= TASK BRIEF =
Everything in the listing except the pictures should be written out exactly.

= RECORDED INFORMATION =
** START **

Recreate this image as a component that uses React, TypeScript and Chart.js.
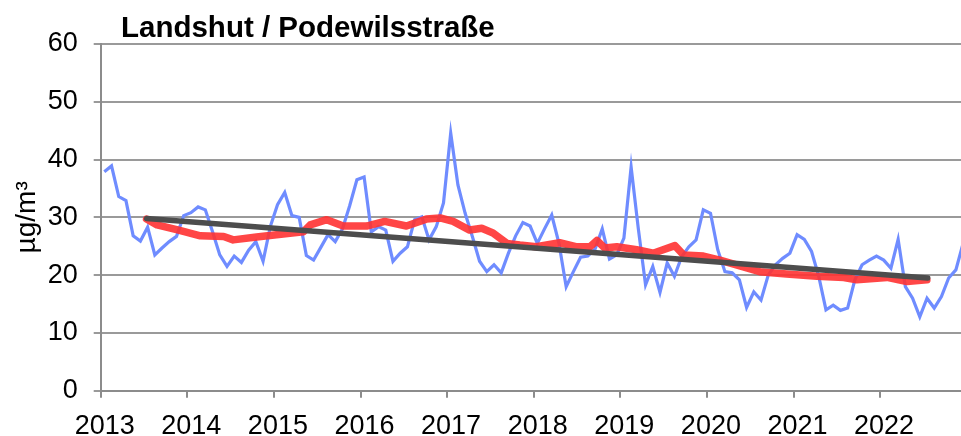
import React, { useEffect, useRef } from "react";
import { Chart, registerables } from "chart.js";

Chart.register(...registerables);

const TITLE = "Landshut / Podewilsstraße";
const Y_TITLE = "µg/m³";
const START_YEAR = 2013;
const YEAR_TICKS = [2013, 2014, 2015, 2016, 2017, 2018, 2019, 2020, 2021, 2022];
const Y_MIN = 0;
const Y_MAX = 60;
const Y_STEP = 10;

// Monthly mean values (Jan 2013 - Dec 2022)
const monthly2013 = [37.9, 38.9, 33.6, 32.9, 26.8, 25.9, 28.3, 23.5, 24.7, 25.8, 26.7, 30.3];
const monthly2014 = [30.8, 31.8, 31.3, 27.5, 23.5, 21.5, 23.3, 22.2, 24.3, 25.8, 22.4, 28.4];
const monthly2015 = [32.2, 34.3, 30.3, 30.0, 23.4, 22.6, 24.8, 27.0, 25.8, 28.0, 32.0, 36.5];
const monthly2016 = [37.0, 27.5, 28.4, 27.8, 22.4, 23.8, 24.9, 29.6, 30.1, 26.1, 28.4, 32.5];
const monthly2017 = [44.6, 35.6, 30.7, 26.7, 22.4, 20.6, 21.8, 20.4, 23.8, 26.8, 29.1, 28.5];
const monthly2018 = [25.5, 28.0, 30.4, 25.5, 18.0, 20.6, 23.1, 23.3, 24.5, 28.0, 22.8, 23.5];
const monthly2019 = [26.4, 38.7, 28.0, 18.3, 21.5, 17.0, 22.1, 19.8, 23.2, 24.9, 26.1, 31.3];
const monthly2020 = [30.7, 24.4, 20.6, 20.4, 19.2, 14.4, 17.1, 15.7, 20.0, 21.8, 22.9, 23.8];
const monthly2021 = [27.0, 26.2, 24.1, 19.8, 14.0, 14.8, 13.9, 14.3, 19.2, 21.8, 22.6, 23.3];
const monthly2022 = [22.6, 21.2, 26.2, 18.0, 16.0, 12.8, 16.0, 14.3, 16.3, 19.5, 20.9, 25.5];
const monthlyByYear = [
  monthly2013, monthly2014, monthly2015, monthly2016, monthly2017,
  monthly2018, monthly2019, monthly2020, monthly2021, monthly2022,
];

// Running annual mean
const runningX = [
  2013.53, 2013.65, 2013.90, 2014.15, 2014.42, 2014.53, 2014.80, 2015.03, 2015.34, 2015.42,
  2015.61, 2015.80, 2016.07, 2016.28, 2016.53, 2016.76, 2016.92, 2017.07, 2017.26, 2017.40,
  2017.53, 2017.69, 2017.84, 2018.03, 2018.30, 2018.50, 2018.65, 2018.73, 2018.82, 2018.96,
  2019.19, 2019.38, 2019.63, 2019.73, 2019.96, 2020.15, 2020.38, 2020.61, 2020.92, 2021.27,
  2021.58, 2021.73, 2022.08, 2022.31, 2022.54,
];
const runningY = [
  29.7, 28.7, 27.8, 26.8, 26.7, 26.1, 26.6, 27.0, 27.5, 28.7,
  29.6, 28.5, 28.5, 29.3, 28.5, 29.7, 29.9, 29.3, 27.8, 28.1,
  27.3, 25.5, 25.2, 24.9, 25.6, 24.9, 24.9, 26.0, 24.7, 24.9,
  24.4, 23.8, 25.1, 23.5, 23.3, 22.6, 21.6, 20.6, 20.2, 19.8,
  19.6, 19.2, 19.6, 18.9, 19.2,
];

// Linear trend
const trendX = [2013.53, 2022.55];
const trendY = [29.8, 19.5];

const FONT = '"Liberation Sans", Arial, sans-serif';

export default function App() {
  const ref = useRef<HTMLCanvasElement | null>(null);

  useEffect(() => {
    if (!ref.current) return;
    const monthlyPoints: { x: number; y: number }[] = [];
    monthlyByYear.forEach((vals, yi) => {
      vals.forEach((v, m) => {
        monthlyPoints.push({ x: START_YEAR + yi + (m + 0.5) / 12, y: v });
      });
    });
    const runningPoints = runningX.map((x, i) => ({ x, y: runningY[i] }));
    const trendPoints = trendX.map((x, i) => ({ x, y: trendY[i] }));

    const titlePlugin = {
      id: "titleText",
      afterDraw(chart: any) {
        const ctx = chart.ctx;
        ctx.save();
        ctx.font = `bold 29.5px ${FONT}`;
        ctx.fillStyle = "#000";
        ctx.textAlign = "left";
        ctx.textBaseline = "alphabetic";
        ctx.fillText(TITLE, 121, 37);
        ctx.restore();
      },
    };

    const chart = new Chart(ref.current, {
      type: "line",
      data: {
        datasets: [
          {
            data: trendPoints,
            borderColor: "#4d4d4d",
            borderWidth: 5.5,
            pointRadius: 0,
            fill: false,
            order: 1,
            borderCapStyle: "round",
          } as any,
          {
            data: runningPoints,
            borderColor: "rgba(255,50,50,0.9)",
            borderWidth: 7.5,
            pointRadius: 0,
            fill: false,
            order: 2,
            borderCapStyle: "round",
            borderJoinStyle: "round",
          } as any,
          {
            data: monthlyPoints,
            borderColor: "#6f8cff",
            borderWidth: 3.2,
            pointRadius: 0,
            fill: false,
            order: 3,
          } as any,
        ],
      },
      options: {
        animation: false,
        responsive: false,
        devicePixelRatio: 1,
        parsing: false as any,
        layout: { padding: { top: 44, left: 0, right: 0, bottom: 0 } },
        plugins: {
          legend: { display: false },
          tooltip: { enabled: false },
          title: { display: false },
        },
        scales: {
          x: {
            type: "linear",
            min: START_YEAR,
            max: START_YEAR + (961 - 100.7) / 86.6,
            afterBuildTicks: (scale: any) => {
              scale.ticks = YEAR_TICKS.map((v) => ({ value: v }));
            },
            afterFit: (scale: any) => {
              scale.height = 45.3;
            },
            ticks: {
              autoSkip: false,
              maxRotation: 0,
              minRotation: 0,
              padding: 13,
              labelOffset: 4,
              color: "#000",
              font: { family: FONT, size: 27 },
              callback: (v: any) => String(v),
            },
            grid: {
              drawOnChartArea: false,
              drawTicks: true,
              tickLength: 7,
              color: "#8c8c8c",
              lineWidth: 2,
            },
            border: { display: true, color: "#8c8c8c", width: 2 },
          },
          y: {
            min: Y_MIN,
            max: Y_MAX,
            afterFit: (scale: any) => {
              scale.width = 100.7;
            },
            ticks: {
              stepSize: Y_STEP,
              padding: 16,
              color: "#000",
              font: { family: FONT, size: 27 },
            },
            grid: {
              color: "#9a9a9a",
              lineWidth: 2,
              tickLength: 7,
              drawTicks: true,
            },
            border: { display: true, color: "#8c8c8c", width: 2 },
            title: {
              display: true,
              text: Y_TITLE,
              color: "#000",
              font: { family: FONT, size: 28 },
              padding: { top: 10, bottom: 0 },
            },
          },
        },
      },
      plugins: [titlePlugin],
    } as any);
    return () => chart.destroy();
  }, []);

  return (
    <div style={{ position: "absolute", left: 0, top: 0, width: 961, height: 436 }}>
      <canvas ref={ref} width={961} height={436} style={{ width: 961, height: 436, display: "block" }} />
    </div>
  );
}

** END **

= COMPLETE ANSWER =
Recreate this image as a component that uses React, TypeScript and Chart.js.
import React, { useEffect, useRef } from "react";
import { Chart, registerables } from "chart.js";

Chart.register(...registerables);

const TITLE = "Landshut / Podewilsstraße";
const Y_TITLE = "µg/m³";
const START_YEAR = 2013;
const YEAR_TICKS = [2013, 2014, 2015, 2016, 2017, 2018, 2019, 2020, 2021, 2022];
const Y_MIN = 0;
const Y_MAX = 60;
const Y_STEP = 10;

// Monthly mean values (Jan 2013 - Dec 2022)
const monthly2013 = [37.9, 38.9, 33.6, 32.9, 26.8, 25.9, 28.3, 23.5, 24.7, 25.8, 26.7, 30.3];
const monthly2014 = [30.8, 31.8, 31.3, 27.5, 23.5, 21.5, 23.3, 22.2, 24.3, 25.8, 22.4, 28.4];
const monthly2015 = [32.2, 34.3, 30.3, 30.0, 23.4, 22.6, 24.8, 27.0, 25.8, 28.0, 32.0, 36.5];
const monthly2016 = [37.0, 27.5, 28.4, 27.8, 22.4, 23.8, 24.9, 29.6, 30.1, 26.1, 28.4, 32.5];
const monthly2017 = [44.6, 35.6, 30.7, 26.7, 22.4, 20.6, 21.8, 20.4, 23.8, 26.8, 29.1, 28.5];
const monthly2018 = [25.5, 28.0, 30.4, 25.5, 18.0, 20.6, 23.1, 23.3, 24.5, 28.0, 22.8, 23.5];
const monthly2019 = [26.4, 38.7, 28.0, 18.3, 21.5, 17.0, 22.1, 19.8, 23.2, 24.9, 26.1, 31.3];
const monthly2020 = [30.7, 24.4, 20.6, 20.4, 19.2, 14.4, 17.1, 15.7, 20.0, 21.8, 22.9, 23.8];
const monthly2021 = [27.0, 26.2, 24.1, 19.8, 14.0, 14.8, 13.9, 14.3, 19.2, 21.8, 22.6, 23.3];
const monthly2022 = [22.6, 21.2, 26.2, 18.0, 16.0, 12.8, 16.0, 14.3, 16.3, 19.5, 20.9, 25.5];
const monthlyByYear = [
  monthly2013, monthly2014, monthly2015, monthly2016, monthly2017,
  monthly2018, monthly2019, monthly2020, monthly2021, monthly2022,
];

// Running annual mean
const runningX = [
  2013.53, 2013.65, 2013.90, 2014.15, 2014.42, 2014.53, 2014.80, 2015.03, 2015.34, 2015.42,
  2015.61, 2015.80, 2016.07, 2016.28, 2016.53, 2016.76, 2016.92, 2017.07, 2017.26, 2017.40,
  2017.53, 2017.69, 2017.84, 2018.03, 2018.30, 2018.50, 2018.65, 2018.73, 2018.82, 2018.96,
  2019.19, 2019.38, 2019.63, 2019.73, 2019.96, 2020.15, 2020.38, 2020.61, 2020.92, 2021.27,
  2021.58, 2021.73, 2022.08, 2022.31, 2022.54,
];
const runningY = [
  29.7, 28.7, 27.8, 26.8, 26.7, 26.1, 26.6, 27.0, 27.5, 28.7,
  29.6, 28.5, 28.5, 29.3, 28.5, 29.7, 29.9, 29.3, 27.8, 28.1,
  27.3, 25.5, 25.2, 24.9, 25.6, 24.9, 24.9, 26.0, 24.7, 24.9,
  24.4, 23.8, 25.1, 23.5, 23.3, 22.6, 21.6, 20.6, 20.2, 19.8,
  19.6, 19.2, 19.6, 18.9, 19.2,
];

// Linear trend
const trendX = [2013.53, 2022.55];
const trendY = [29.8, 19.5];

const FONT = '"Liberation Sans", Arial, sans-serif';

export default function App() {
  const ref = useRef<HTMLCanvasElement | null>(null);

  useEffect(() => {
    if (!ref.current) return;
    const monthlyPoints: { x: number; y: number }[] = [];
    monthlyByYear.forEach((vals, yi) => {
      vals.forEach((v, m) => {
        monthlyPoints.push({ x: START_YEAR + yi + (m + 0.5) / 12, y: v });
      });
    });
    const runningPoints = runningX.map((x, i) => ({ x, y: runningY[i] }));
    const trendPoints = trendX.map((x, i) => ({ x, y: trendY[i] }));

    const titlePlugin = {
      id: "titleText",
      afterDraw(chart: any) {
        const ctx = chart.ctx;
        ctx.save();
        ctx.font = `bold 29.5px ${FONT}`;
        ctx.fillStyle = "#000";
        ctx.textAlign = "left";
        ctx.textBaseline = "alphabetic";
        ctx.fillText(TITLE, 121, 37);
        ctx.restore();
      },
    };

    const chart = new Chart(ref.current, {
      type: "line",
      data: {
        datasets: [
          {
            data: trendPoints,
            borderColor: "#4d4d4d",
            borderWidth: 5.5,
            pointRadius: 0,
            fill: false,
            order: 1,
            borderCapStyle: "round",
          } as any,
          {
            data: runningPoints,
            borderColor: "rgba(255,50,50,0.9)",
            borderWidth: 7.5,
            pointRadius: 0,
            fill: false,
            order: 2,
            borderCapStyle: "round",
            borderJoinStyle: "round",
          } as any,
          {
            data: monthlyPoints,
            borderColor: "#6f8cff",
            borderWidth: 3.2,
            pointRadius: 0,
            fill: false,
            order: 3,
          } as any,
        ],
      },
      options: {
        animation: false,
        responsive: false,
        devicePixelRatio: 1,
        parsing: false as any,
        layout: { padding: { top: 44, left: 0, right: 0, bottom: 0 } },
        plugins: {
          legend: { display: false },
          tooltip: { enabled: false },
          title: { display: false },
        },
        scales: {
          x: {
            type: "linear",
            min: START_YEAR,
            max: START_YEAR + (961 - 100.7) / 86.6,
            afterBuildTicks: (scale: any) => {
              scale.ticks = YEAR_TICKS.map((v) => ({ value: v }));
            },
            afterFit: (scale: any) => {
              scale.height = 45.3;
            },
            ticks: {
              autoSkip: false,
              maxRotation: 0,
              minRotation: 0,
              padding: 13,
              labelOffset: 4,
              color: "#000",
              font: { family: FONT, size: 27 },
              callback: (v: any) => String(v),
            },
            grid: {
              drawOnChartArea: false,
              drawTicks: true,
              tickLength: 7,
              color: "#8c8c8c",
              lineWidth: 2,
            },
            border: { display: true, color: "#8c8c8c", width: 2 },
          },
          y: {
            min: Y_MIN,
            max: Y_MAX,
            afterFit: (scale: any) => {
              scale.width = 100.7;
            },
            ticks: {
              stepSize: Y_STEP,
              padding: 16,
              color: "#000",
              font: { family: FONT, size: 27 },
            },
            grid: {
              color: "#9a9a9a",
              lineWidth: 2,
              tickLength: 7,
              drawTicks: true,
            },
            border: { display: true, color: "#8c8c8c", width: 2 },
            title: {
              display: true,
              text: Y_TITLE,
              color: "#000",
              font: { family: FONT, size: 28 },
              padding: { top: 10, bottom: 0 },
            },
          },
        },
      },
      plugins: [titlePlugin],
    } as any);
    return () => chart.destroy();
  }, []);

  return (
    <div style={{ position: "absolute", left: 0, top: 0, width: 961, height: 436 }}>
      <canvas ref={ref} width={961} height={436} style={{ width: 961, height: 436, display: "block" }} />
    </div>
  );
}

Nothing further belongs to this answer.